** Start **

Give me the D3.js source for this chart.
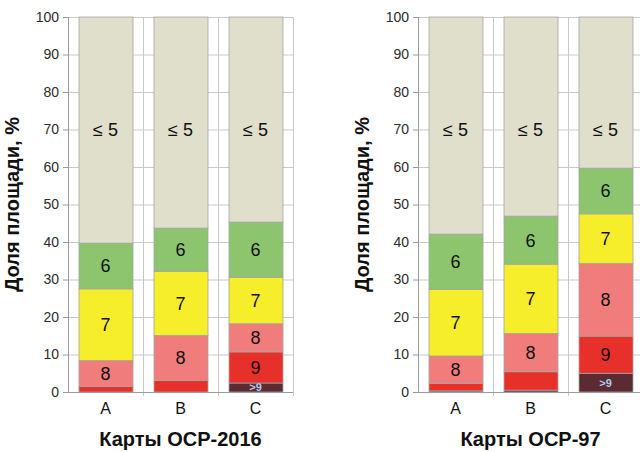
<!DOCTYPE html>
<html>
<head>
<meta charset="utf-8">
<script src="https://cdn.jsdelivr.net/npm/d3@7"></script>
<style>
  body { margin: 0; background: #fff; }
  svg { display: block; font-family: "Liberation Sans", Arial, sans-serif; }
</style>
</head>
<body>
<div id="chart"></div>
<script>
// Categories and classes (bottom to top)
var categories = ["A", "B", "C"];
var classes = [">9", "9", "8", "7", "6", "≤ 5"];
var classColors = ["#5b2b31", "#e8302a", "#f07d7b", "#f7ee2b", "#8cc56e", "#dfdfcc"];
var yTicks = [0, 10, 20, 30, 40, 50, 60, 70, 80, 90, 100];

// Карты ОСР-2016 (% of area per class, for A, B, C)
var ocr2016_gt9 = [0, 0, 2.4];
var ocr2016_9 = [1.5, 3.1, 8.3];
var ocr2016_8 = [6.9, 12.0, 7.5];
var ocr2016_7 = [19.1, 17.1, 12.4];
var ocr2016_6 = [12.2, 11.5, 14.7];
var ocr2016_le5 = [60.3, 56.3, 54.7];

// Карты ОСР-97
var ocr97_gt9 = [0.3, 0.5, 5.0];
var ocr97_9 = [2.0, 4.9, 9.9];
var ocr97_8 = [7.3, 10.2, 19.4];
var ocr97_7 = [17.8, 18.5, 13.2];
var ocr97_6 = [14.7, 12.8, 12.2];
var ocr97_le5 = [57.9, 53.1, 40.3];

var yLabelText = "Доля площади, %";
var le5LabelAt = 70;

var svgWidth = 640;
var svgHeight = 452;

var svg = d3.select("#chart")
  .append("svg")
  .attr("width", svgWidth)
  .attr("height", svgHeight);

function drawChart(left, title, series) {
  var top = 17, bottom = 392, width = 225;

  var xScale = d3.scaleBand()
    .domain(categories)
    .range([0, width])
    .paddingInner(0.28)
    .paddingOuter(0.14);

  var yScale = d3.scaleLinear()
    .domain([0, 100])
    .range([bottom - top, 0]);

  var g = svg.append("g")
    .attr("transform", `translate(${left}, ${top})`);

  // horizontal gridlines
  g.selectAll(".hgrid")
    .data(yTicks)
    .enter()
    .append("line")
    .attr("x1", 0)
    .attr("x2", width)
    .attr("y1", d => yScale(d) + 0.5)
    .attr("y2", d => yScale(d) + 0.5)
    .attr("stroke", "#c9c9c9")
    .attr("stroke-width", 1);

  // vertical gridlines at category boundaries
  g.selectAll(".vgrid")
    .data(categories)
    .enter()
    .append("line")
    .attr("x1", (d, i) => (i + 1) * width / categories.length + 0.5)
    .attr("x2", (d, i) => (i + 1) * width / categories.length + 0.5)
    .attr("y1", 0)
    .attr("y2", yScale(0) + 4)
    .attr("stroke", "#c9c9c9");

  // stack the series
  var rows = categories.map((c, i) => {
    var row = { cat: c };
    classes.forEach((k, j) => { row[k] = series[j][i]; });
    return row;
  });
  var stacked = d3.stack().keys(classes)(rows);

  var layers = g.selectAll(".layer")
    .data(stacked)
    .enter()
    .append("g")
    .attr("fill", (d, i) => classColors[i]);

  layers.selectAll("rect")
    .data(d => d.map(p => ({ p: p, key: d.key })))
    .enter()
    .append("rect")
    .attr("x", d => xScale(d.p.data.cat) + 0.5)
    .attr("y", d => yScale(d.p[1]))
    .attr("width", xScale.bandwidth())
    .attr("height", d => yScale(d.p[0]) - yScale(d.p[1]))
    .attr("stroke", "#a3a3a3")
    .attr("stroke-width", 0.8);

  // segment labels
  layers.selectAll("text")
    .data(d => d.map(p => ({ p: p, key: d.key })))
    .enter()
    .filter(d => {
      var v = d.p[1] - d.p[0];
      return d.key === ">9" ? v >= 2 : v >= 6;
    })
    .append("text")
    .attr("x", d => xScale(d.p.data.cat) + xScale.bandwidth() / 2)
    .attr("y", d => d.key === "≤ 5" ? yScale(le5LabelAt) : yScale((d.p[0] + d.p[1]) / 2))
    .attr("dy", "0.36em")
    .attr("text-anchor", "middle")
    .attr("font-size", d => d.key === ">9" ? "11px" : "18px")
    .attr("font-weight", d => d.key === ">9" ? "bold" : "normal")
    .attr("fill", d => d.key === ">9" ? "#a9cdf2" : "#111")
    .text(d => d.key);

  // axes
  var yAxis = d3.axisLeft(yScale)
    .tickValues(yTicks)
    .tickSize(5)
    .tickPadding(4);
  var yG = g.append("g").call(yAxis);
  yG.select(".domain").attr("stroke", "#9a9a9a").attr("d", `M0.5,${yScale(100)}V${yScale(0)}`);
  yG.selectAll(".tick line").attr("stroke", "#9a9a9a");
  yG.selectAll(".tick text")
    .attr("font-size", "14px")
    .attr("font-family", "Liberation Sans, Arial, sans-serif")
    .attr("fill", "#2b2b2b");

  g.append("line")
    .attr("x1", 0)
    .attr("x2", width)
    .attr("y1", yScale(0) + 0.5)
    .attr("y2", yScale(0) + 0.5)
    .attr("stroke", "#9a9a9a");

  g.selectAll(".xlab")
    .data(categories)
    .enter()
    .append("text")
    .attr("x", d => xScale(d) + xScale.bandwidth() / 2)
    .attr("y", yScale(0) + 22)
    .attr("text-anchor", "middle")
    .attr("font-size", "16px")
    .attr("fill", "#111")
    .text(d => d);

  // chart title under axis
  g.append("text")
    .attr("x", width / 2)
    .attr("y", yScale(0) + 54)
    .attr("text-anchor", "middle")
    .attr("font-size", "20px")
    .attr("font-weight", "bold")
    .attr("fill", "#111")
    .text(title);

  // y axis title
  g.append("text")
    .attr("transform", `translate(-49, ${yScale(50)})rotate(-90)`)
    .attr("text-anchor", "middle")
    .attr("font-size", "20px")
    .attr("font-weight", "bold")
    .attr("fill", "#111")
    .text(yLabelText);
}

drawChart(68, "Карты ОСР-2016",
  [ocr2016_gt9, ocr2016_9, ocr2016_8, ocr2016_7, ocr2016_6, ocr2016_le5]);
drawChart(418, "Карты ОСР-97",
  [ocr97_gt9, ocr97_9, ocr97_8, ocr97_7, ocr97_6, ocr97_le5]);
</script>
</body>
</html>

** End **
** Start **

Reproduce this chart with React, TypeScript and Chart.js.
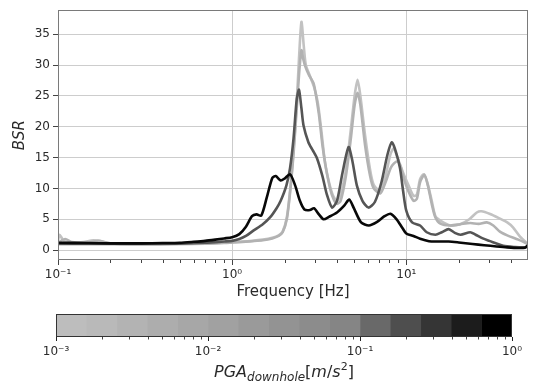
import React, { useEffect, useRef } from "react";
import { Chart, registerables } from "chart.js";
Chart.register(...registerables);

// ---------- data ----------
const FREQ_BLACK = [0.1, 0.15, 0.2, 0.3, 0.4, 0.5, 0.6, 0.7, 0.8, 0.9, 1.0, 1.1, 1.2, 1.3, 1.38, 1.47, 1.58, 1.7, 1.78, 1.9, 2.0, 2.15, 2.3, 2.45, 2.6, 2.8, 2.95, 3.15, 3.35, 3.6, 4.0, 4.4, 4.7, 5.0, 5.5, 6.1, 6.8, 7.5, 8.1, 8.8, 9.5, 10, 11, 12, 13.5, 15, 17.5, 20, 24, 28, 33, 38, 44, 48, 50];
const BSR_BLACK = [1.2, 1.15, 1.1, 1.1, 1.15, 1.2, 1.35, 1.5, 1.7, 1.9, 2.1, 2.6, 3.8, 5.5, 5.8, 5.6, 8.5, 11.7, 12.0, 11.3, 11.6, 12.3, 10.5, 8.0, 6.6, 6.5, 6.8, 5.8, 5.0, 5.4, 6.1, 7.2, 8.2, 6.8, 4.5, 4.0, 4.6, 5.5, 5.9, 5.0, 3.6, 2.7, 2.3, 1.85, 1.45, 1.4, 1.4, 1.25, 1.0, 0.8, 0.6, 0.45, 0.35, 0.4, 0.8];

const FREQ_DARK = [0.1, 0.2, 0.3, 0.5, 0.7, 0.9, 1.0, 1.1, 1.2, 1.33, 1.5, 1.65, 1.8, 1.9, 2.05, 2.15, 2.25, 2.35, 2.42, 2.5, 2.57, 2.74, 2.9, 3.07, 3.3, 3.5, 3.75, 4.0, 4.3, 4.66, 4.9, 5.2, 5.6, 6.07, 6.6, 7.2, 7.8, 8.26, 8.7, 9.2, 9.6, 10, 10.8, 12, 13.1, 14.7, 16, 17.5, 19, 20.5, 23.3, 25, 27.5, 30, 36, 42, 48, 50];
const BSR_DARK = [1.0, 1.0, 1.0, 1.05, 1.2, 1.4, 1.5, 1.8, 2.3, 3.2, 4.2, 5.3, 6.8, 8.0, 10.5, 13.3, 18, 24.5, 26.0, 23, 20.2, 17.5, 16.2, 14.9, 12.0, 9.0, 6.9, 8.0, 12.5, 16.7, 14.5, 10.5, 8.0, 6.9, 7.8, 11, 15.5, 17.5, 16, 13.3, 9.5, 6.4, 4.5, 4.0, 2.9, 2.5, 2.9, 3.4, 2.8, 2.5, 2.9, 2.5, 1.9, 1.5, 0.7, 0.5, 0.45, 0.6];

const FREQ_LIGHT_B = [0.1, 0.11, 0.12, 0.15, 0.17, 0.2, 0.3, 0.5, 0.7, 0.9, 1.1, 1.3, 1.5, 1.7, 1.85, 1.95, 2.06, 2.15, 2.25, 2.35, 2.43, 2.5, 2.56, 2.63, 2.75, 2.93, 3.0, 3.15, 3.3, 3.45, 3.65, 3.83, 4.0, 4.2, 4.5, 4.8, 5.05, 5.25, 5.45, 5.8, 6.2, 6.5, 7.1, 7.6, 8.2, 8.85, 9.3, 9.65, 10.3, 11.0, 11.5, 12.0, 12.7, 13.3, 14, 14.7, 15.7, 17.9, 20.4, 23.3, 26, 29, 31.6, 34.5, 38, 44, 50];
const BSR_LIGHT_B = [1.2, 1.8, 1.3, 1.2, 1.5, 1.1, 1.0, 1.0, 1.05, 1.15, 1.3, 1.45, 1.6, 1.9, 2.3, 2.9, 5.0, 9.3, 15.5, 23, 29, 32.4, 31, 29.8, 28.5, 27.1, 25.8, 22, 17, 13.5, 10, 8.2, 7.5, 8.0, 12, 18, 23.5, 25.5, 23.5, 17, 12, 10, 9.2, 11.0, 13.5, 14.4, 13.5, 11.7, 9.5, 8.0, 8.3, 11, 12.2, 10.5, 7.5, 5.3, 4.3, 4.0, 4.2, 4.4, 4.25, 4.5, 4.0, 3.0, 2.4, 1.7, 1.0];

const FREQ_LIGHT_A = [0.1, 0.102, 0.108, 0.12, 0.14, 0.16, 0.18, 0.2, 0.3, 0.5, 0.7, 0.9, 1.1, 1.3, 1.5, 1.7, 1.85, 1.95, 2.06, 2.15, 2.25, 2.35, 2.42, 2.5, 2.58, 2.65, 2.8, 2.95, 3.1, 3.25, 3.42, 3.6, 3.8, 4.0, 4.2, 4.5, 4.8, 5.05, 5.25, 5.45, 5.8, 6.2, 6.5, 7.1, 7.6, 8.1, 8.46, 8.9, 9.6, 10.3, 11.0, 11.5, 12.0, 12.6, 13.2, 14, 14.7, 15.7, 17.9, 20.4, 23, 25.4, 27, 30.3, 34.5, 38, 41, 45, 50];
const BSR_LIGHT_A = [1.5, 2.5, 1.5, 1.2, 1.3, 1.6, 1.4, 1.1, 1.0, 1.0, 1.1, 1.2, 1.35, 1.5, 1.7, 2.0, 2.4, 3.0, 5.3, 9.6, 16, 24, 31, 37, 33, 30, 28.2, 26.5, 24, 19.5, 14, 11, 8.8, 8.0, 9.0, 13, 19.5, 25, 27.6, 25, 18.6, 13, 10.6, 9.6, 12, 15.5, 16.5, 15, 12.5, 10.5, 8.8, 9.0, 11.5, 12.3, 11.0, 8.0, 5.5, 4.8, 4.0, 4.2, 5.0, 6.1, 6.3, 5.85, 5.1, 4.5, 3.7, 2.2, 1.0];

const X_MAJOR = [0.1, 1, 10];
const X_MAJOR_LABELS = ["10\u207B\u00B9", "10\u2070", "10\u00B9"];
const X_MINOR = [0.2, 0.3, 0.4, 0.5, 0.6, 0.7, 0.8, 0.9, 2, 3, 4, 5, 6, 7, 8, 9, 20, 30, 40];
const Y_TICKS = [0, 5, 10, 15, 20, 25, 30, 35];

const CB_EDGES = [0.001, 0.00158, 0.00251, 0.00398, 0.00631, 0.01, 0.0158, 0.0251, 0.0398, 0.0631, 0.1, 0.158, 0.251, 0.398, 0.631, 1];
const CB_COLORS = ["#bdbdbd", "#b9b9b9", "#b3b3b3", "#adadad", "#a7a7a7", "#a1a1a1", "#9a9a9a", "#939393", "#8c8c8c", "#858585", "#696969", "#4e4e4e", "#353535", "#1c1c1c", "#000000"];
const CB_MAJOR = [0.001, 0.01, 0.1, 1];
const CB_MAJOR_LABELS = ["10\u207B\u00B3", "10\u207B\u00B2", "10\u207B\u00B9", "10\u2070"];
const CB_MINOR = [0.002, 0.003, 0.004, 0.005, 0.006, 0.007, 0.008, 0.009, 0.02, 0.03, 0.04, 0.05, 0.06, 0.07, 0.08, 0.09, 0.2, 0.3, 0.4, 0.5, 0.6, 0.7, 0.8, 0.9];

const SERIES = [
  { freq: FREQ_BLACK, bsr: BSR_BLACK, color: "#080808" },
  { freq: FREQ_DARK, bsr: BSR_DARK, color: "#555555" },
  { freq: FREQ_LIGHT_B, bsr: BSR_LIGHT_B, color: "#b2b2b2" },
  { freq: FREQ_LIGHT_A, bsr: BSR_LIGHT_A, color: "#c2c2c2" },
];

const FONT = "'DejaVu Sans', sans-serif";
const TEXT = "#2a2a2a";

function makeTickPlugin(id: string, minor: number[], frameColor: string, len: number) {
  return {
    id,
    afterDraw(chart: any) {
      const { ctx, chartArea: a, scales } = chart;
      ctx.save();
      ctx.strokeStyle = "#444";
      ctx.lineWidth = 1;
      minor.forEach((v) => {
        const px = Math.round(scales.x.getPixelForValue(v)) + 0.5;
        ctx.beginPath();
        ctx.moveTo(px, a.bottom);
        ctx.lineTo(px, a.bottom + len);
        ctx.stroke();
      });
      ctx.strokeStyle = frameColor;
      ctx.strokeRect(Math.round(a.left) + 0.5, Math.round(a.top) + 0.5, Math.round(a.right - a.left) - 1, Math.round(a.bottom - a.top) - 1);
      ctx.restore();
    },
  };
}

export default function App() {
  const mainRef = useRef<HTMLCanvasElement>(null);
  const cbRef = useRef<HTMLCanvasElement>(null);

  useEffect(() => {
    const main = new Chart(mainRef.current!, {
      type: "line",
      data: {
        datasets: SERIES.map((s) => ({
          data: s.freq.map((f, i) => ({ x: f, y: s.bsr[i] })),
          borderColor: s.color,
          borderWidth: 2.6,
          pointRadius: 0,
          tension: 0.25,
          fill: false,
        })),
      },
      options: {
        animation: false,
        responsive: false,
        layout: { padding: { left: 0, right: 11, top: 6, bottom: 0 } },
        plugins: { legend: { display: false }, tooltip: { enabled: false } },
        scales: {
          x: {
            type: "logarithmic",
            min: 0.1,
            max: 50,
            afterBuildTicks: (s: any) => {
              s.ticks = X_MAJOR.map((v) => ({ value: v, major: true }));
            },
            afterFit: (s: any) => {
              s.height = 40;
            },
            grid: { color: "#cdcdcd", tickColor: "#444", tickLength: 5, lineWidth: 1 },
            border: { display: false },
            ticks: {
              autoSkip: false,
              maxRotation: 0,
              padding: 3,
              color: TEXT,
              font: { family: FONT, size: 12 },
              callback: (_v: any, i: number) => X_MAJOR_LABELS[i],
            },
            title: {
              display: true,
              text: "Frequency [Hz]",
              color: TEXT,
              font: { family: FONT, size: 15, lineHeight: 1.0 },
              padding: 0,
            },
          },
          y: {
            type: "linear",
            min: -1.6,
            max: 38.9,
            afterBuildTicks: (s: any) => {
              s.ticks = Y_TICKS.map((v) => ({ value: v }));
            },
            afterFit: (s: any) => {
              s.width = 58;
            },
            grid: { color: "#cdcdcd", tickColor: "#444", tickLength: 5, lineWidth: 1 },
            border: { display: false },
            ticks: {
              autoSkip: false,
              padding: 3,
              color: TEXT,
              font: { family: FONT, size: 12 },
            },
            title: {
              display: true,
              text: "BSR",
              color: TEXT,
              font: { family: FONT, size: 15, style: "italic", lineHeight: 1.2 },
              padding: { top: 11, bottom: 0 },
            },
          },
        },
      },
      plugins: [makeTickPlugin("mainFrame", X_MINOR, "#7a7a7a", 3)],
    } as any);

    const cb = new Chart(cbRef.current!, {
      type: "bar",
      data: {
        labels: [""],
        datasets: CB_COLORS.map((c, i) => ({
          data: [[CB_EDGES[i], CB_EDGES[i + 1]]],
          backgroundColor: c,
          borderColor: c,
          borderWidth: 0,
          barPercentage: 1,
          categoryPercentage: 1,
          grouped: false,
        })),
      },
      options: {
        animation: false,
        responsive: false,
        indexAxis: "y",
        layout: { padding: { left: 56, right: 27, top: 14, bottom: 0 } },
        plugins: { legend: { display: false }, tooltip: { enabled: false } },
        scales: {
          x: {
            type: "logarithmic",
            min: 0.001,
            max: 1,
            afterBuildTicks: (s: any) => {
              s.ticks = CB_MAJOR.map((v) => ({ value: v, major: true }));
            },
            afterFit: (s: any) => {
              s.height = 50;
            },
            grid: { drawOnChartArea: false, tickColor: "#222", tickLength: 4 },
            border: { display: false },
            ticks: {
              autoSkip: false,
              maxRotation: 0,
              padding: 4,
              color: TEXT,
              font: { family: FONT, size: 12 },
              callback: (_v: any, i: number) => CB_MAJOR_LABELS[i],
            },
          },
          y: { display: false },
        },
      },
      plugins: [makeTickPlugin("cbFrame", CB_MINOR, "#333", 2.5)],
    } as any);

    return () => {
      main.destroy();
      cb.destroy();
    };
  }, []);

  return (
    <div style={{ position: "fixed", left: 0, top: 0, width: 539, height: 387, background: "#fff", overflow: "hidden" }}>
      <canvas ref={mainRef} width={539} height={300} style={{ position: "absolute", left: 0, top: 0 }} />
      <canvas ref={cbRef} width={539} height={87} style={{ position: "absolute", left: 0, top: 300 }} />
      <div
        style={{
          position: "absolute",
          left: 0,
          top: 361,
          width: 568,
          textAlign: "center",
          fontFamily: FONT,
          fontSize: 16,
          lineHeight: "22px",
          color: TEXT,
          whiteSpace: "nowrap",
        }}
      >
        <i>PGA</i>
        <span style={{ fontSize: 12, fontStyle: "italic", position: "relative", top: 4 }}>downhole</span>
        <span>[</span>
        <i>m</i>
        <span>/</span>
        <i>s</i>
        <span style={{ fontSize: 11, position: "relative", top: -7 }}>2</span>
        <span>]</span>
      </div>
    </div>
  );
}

** End **

▶ **STATED PROBLEM**
Quote exactly what appears from the line containing "Give me the D3.js source for this chart." through the line containing "var top = 17, bottom = 392, width = 225;", both included, except for the pictures, and nothing more.

▶ **TASK OUTPUT**
Give me the D3.js source for this chart.
<!DOCTYPE html>
<html>
<head>
<meta charset="utf-8">
<script src="https://cdn.jsdelivr.net/npm/d3@7"></script>
<style>
  body { margin: 0; background: #fff; }
  svg { display: block; font-family: "Liberation Sans", Arial, sans-serif; }
</style>
</head>
<body>
<div id="chart"></div>
<script>
// Categories and classes (bottom to top)
var categories = ["A", "B", "C"];
var classes = [">9", "9", "8", "7", "6", "≤ 5"];
var classColors = ["#5b2b31", "#e8302a", "#f07d7b", "#f7ee2b", "#8cc56e", "#dfdfcc"];
var yTicks = [0, 10, 20, 30, 40, 50, 60, 70, 80, 90, 100];

// Карты ОСР-2016 (% of area per class, for A, B, C)
var ocr2016_gt9 = [0, 0, 2.4];
var ocr2016_9 = [1.5, 3.1, 8.3];
var ocr2016_8 = [6.9, 12.0, 7.5];
var ocr2016_7 = [19.1, 17.1, 12.4];
var ocr2016_6 = [12.2, 11.5, 14.7];
var ocr2016_le5 = [60.3, 56.3, 54.7];

// Карты ОСР-97
var ocr97_gt9 = [0.3, 0.5, 5.0];
var ocr97_9 = [2.0, 4.9, 9.9];
var ocr97_8 = [7.3, 10.2, 19.4];
var ocr97_7 = [17.8, 18.5, 13.2];
var ocr97_6 = [14.7, 12.8, 12.2];
var ocr97_le5 = [57.9, 53.1, 40.3];

var yLabelText = "Доля площади, %";
var le5LabelAt = 70;

var svgWidth = 640;
var svgHeight = 452;

var svg = d3.select("#chart")
  .append("svg")
  .attr("width", svgWidth)
  .attr("height", svgHeight);

function drawChart(left, title, series) {
  var top = 17, bottom = 392, width = 225;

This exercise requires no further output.